▶ JOB
Write out word for word each line of the records, beginning at the first and stopping after the line with "Serif, Noto Serif". Leave the pictures out.

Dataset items
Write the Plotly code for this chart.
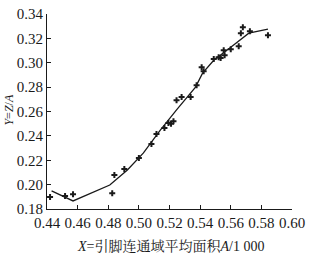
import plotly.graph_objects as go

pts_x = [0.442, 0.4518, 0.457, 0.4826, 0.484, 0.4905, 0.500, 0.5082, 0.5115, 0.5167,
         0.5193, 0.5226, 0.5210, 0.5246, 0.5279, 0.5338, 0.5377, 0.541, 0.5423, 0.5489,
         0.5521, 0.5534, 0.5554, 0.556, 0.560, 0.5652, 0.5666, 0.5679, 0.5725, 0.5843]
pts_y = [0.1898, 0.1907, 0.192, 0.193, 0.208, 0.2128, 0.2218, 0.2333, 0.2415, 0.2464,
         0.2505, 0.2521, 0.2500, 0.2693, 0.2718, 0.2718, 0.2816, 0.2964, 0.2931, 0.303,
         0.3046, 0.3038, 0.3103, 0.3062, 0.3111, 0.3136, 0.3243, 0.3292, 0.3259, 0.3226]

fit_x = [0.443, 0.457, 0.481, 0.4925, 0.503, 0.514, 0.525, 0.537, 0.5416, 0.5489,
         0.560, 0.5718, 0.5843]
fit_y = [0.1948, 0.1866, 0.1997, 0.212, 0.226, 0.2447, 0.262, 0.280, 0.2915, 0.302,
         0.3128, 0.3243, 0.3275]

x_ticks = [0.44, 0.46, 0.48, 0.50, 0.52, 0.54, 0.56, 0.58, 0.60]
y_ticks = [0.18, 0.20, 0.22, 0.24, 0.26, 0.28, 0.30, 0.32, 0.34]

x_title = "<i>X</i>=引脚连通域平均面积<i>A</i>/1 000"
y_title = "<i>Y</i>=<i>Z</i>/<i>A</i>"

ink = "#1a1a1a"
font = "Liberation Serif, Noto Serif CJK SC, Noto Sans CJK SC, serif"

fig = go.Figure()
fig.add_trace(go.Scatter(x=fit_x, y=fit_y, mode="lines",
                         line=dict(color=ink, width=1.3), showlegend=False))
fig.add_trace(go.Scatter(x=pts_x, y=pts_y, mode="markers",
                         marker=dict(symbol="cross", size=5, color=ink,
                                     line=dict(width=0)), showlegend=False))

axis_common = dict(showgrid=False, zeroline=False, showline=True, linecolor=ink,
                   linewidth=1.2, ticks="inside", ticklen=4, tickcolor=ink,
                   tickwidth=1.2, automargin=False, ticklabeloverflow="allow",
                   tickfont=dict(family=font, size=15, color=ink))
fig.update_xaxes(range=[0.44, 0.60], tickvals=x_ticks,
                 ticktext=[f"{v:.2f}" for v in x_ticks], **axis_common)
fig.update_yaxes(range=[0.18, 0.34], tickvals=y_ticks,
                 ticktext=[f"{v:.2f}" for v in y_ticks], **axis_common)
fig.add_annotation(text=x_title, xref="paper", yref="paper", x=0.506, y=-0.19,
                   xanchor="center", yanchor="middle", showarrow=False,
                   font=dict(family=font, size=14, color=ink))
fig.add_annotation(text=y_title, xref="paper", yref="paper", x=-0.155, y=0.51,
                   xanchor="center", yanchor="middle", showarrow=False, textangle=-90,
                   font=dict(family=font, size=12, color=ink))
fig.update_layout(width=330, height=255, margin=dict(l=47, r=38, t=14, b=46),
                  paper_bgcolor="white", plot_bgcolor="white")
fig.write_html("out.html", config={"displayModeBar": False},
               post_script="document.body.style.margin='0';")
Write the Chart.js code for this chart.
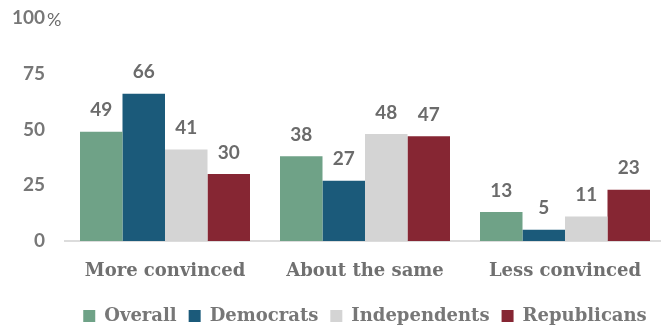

▶ TASK ANSWER
Write the Plotly code for this chart.
import plotly.graph_objects as go

pts_x = [0.442, 0.4518, 0.457, 0.4826, 0.484, 0.4905, 0.500, 0.5082, 0.5115, 0.5167,
         0.5193, 0.5226, 0.5210, 0.5246, 0.5279, 0.5338, 0.5377, 0.541, 0.5423, 0.5489,
         0.5521, 0.5534, 0.5554, 0.556, 0.560, 0.5652, 0.5666, 0.5679, 0.5725, 0.5843]
pts_y = [0.1898, 0.1907, 0.192, 0.193, 0.208, 0.2128, 0.2218, 0.2333, 0.2415, 0.2464,
         0.2505, 0.2521, 0.2500, 0.2693, 0.2718, 0.2718, 0.2816, 0.2964, 0.2931, 0.303,
         0.3046, 0.3038, 0.3103, 0.3062, 0.3111, 0.3136, 0.3243, 0.3292, 0.3259, 0.3226]

fit_x = [0.443, 0.457, 0.481, 0.4925, 0.503, 0.514, 0.525, 0.537, 0.5416, 0.5489,
         0.560, 0.5718, 0.5843]
fit_y = [0.1948, 0.1866, 0.1997, 0.212, 0.226, 0.2447, 0.262, 0.280, 0.2915, 0.302,
         0.3128, 0.3243, 0.3275]

x_ticks = [0.44, 0.46, 0.48, 0.50, 0.52, 0.54, 0.56, 0.58, 0.60]
y_ticks = [0.18, 0.20, 0.22, 0.24, 0.26, 0.28, 0.30, 0.32, 0.34]

x_title = "<i>X</i>=引脚连通域平均面积<i>A</i>/1 000"
y_title = "<i>Y</i>=<i>Z</i>/<i>A</i>"

ink = "#1a1a1a"
font = "Liberation Serif, Noto Serif CJK SC, Noto Sans CJK SC, serif"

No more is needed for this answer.